After four days and nearing collapse, Freddie asked to be left behind, but was persuaded by Mike and Johnny to struggle on. Mike said : “It turned out he had six toes on each foot, which made walking painful”. "We walked more than 100 miles and, of course, our shoes fell to bits. We arrived, staggering the last few steps towards the palm trees, and some  African native troops came out and captured us". They were in fact Nearing Tozeur, and the soldiers were Free French forces, part of the 1st Army. Mike said : “The French gave us a great reception. They had jerrycans full of Algerian wine, which was pretty popular.” They then were handed over to the Americans, who promptly put them under guard. 

From the American press, the New Yorker's celebrated war correspondent A J Liebling, who had been hanging around Gafsa for days waiting for a scoop, saw Mike as he arrived from the desert said Mike looked like Robinson Crusoe when he arrived and wrote : ‘The eyes of this fellow were round and sky blue and his hair and whiskers were very fair. His beard began well under his chin, giving him the air of an emaciated and slightly dotty Paul Verlaine'. Mike told Liebling that the odyssey had been : “Very interesting . . . some of it was a lot of fun”.

Liebling wrote : 'Mr Stirling is convinced that units run 'traditionally' are ineffective and so creates a plan that goes against every accepted rule of modern warfare. He fights to recruit the best, toughest, and strongest soldiers as the show goes on, to make a small undercover unit. It is set to create pandemonium behind enemy lines and he creates a team who are both reckless and brave'.

As to Stirling, Mike said : "David was captured, but managed to escape. I think he escaped in the early days. We were always told that the best chance of escaping was as soon as possible after you’ve been captured. Unfortunately, having escaped, he was recaptured. I think he then spent time in a prison camp in Italy before eventually ending up in Colditz".

When Mike was asked : "What did you think of David Stirling as a man?" He said : "He was a first-class man, highly intelligent, highly motivated, and in many ways the founder of the SAS. David was the one who perceived the possibilities and was determined to make the SAS a reality. He managed to recruit about 80 chaps who had, he thought, the requirements he needed. He wanted people who could get on with each other and him in difficult circumstances. He was more interested in that than their qualifications".
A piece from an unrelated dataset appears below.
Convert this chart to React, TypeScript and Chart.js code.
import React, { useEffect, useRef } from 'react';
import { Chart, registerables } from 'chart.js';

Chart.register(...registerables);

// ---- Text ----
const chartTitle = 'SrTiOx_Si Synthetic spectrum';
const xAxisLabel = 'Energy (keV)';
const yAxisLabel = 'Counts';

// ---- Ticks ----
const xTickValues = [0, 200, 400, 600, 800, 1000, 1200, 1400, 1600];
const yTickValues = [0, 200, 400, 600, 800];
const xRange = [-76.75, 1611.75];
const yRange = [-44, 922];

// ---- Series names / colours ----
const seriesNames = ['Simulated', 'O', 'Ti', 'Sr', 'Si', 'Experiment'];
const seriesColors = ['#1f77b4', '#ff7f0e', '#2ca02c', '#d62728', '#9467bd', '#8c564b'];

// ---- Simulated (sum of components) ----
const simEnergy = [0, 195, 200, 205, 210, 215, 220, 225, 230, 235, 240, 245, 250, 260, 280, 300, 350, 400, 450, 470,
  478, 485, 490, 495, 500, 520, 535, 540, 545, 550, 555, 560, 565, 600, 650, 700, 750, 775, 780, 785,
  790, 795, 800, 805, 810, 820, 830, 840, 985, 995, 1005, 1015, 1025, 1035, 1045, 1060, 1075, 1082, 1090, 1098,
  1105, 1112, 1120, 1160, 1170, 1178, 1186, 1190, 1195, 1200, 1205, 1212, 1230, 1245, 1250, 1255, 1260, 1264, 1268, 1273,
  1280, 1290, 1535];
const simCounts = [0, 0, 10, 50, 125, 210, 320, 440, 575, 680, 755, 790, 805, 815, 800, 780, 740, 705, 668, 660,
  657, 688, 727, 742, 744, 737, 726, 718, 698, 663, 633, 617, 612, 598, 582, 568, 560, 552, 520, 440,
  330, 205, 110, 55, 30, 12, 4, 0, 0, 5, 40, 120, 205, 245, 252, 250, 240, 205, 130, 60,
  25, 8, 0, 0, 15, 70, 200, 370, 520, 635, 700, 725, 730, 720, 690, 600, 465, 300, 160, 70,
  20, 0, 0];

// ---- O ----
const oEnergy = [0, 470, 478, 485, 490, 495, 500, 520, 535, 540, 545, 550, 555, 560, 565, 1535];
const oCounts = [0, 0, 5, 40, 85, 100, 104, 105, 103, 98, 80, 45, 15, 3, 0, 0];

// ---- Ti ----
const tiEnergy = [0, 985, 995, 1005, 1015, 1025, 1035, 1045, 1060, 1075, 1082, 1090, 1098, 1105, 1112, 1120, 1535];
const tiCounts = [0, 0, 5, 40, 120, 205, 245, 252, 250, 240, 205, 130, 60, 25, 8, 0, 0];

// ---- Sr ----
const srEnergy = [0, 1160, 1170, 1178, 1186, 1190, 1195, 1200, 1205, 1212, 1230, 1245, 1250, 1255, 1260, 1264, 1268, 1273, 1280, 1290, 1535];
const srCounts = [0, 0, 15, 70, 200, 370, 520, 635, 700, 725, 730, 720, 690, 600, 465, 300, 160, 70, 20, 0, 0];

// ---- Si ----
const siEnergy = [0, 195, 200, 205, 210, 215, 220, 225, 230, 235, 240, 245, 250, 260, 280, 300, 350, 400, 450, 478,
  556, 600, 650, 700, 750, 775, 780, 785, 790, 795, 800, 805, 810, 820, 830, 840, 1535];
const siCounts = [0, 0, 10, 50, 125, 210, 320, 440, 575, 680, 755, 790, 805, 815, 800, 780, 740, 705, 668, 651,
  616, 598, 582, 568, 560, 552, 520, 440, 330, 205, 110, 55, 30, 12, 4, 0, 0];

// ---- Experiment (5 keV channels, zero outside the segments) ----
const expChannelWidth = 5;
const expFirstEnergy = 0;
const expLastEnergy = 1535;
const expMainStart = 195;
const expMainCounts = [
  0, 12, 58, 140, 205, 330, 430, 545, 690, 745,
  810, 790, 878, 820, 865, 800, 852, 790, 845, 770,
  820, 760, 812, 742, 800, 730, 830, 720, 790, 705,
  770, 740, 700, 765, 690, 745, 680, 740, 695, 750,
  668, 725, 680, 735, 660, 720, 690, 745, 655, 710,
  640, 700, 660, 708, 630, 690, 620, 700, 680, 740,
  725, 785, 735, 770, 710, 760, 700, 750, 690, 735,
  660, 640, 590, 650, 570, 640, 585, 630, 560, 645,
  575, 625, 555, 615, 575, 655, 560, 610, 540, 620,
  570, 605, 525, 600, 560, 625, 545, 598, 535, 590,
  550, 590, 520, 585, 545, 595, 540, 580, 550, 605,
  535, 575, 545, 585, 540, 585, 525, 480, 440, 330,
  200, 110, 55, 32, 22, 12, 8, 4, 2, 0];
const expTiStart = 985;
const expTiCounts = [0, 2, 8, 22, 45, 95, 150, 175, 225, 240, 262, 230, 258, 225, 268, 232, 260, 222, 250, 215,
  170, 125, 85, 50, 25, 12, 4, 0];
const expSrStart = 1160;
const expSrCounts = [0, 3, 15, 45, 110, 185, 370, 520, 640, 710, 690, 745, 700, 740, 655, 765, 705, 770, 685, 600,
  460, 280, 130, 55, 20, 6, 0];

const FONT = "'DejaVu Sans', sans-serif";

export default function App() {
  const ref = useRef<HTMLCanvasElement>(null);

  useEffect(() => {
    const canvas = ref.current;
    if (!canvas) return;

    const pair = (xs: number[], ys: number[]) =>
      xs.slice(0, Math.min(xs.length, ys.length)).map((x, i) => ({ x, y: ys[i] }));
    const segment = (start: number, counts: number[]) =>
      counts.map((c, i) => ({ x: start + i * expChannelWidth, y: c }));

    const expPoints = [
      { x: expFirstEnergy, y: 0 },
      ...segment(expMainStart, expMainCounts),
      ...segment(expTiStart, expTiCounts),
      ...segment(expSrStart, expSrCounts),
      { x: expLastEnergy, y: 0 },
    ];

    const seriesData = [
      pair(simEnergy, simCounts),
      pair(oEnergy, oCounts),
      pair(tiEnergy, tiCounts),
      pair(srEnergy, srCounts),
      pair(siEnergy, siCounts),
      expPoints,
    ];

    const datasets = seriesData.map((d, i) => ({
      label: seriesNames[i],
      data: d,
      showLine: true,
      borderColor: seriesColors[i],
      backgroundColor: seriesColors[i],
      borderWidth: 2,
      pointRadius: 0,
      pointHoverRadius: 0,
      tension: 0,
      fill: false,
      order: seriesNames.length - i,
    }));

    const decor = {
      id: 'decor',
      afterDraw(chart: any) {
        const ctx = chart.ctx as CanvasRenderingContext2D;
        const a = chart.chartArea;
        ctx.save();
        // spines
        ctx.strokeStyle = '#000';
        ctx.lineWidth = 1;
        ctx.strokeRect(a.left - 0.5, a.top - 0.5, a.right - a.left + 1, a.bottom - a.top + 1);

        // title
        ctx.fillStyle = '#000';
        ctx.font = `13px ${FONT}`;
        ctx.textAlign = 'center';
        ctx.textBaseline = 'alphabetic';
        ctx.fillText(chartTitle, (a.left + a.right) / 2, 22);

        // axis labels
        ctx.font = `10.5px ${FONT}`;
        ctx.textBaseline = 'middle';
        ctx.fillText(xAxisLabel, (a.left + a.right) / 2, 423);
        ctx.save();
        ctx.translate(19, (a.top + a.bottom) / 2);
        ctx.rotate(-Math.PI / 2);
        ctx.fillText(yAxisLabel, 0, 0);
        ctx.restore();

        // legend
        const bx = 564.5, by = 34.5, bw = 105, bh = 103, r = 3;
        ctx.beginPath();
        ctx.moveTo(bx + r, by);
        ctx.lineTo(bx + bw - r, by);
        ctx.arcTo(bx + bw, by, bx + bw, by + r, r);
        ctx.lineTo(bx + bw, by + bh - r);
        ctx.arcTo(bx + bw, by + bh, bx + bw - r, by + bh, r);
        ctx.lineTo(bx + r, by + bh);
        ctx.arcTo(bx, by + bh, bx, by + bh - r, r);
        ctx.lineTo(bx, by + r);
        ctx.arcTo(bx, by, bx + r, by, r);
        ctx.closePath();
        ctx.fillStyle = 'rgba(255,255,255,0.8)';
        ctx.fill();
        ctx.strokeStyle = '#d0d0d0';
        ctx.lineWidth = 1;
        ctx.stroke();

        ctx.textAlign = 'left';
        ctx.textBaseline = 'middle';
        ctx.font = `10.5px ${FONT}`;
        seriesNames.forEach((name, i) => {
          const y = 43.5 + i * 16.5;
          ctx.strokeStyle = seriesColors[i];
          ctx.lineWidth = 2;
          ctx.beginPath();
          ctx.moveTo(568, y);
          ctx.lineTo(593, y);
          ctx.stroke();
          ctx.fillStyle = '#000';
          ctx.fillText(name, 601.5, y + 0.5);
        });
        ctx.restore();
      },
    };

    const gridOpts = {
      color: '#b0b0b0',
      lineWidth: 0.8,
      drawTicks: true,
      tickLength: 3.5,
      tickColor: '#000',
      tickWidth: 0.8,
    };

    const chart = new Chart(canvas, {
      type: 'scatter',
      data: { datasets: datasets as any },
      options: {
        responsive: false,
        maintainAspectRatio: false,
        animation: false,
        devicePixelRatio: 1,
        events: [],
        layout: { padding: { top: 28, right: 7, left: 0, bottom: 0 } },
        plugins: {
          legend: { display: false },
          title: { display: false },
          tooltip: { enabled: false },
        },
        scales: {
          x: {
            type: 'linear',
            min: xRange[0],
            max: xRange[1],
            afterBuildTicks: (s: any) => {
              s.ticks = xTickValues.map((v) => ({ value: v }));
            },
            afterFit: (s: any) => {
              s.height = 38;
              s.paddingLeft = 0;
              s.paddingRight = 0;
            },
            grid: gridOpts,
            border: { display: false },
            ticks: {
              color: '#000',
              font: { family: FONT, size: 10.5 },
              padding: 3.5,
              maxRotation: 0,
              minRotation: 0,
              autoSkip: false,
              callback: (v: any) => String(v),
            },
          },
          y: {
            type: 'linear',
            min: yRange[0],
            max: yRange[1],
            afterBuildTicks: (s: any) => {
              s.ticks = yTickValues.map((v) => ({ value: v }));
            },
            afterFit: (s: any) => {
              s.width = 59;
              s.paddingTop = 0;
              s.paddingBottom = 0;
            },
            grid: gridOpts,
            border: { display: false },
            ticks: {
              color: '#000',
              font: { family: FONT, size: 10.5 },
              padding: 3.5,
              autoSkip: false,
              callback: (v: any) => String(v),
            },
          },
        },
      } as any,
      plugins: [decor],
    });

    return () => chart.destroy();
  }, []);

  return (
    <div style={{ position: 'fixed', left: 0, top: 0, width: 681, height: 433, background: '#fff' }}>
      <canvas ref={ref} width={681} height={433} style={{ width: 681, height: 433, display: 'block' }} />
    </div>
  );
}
Mike, now a fully paid-up member of the SAS, now fought in Italy and France following his time in the Desert War. On August 7, 1944, he was dropped by parachute into the Loire as part of 'Operation Houndsworth'. The aim was to reach SAS squadrons behind the lines and help destroy fuel depots, encourage local resistance and prevent Panzer divisions heading north. In March 1945 he was awarded the 'Military Cross' for 'Exemplary gallantry against the enemy'. 




Mike went on to set up the 'SAS Intelligence Unit'. Reflecting on his time in Africa he said : "Overall, I loved the desert, I thought it was perfect. I was very sorry to leave at the end of the Desert War. It was like being on the sea in a way. You could go in any direction. There was a great sort of freedom attached to being in the desert. There was so much variety – beautiful smooth surfaces, sand, and impassable great sand dunes hundreds of feet high –slowly moving across the desert with the prevailing wind, the sand dunes moving very, very slowly, perhaps a foot every year, but altering their arrangements quite considerably". (link)

"Oh yes, I thought the desert was a wonderful place".

In 2018, at the age of ninety-eight, Mike was awarded the 'Legion D'honneur
for parachuting into a German-occupied France, where Hitler had given instructions for any captured parachutists to be executed. 


The French Defence Attaché, Colonel Antoine de Loustal, who presented the red-ribboned medal an
paid tribute to Mike's dedication and determination during the liberation of France : “For which you were prepared to risk your life”.

"We shall not forget. We will never forget".
Mike said : 

"I do remember the people who didn’t survive and who didn’t have  the chance to receive this great honour".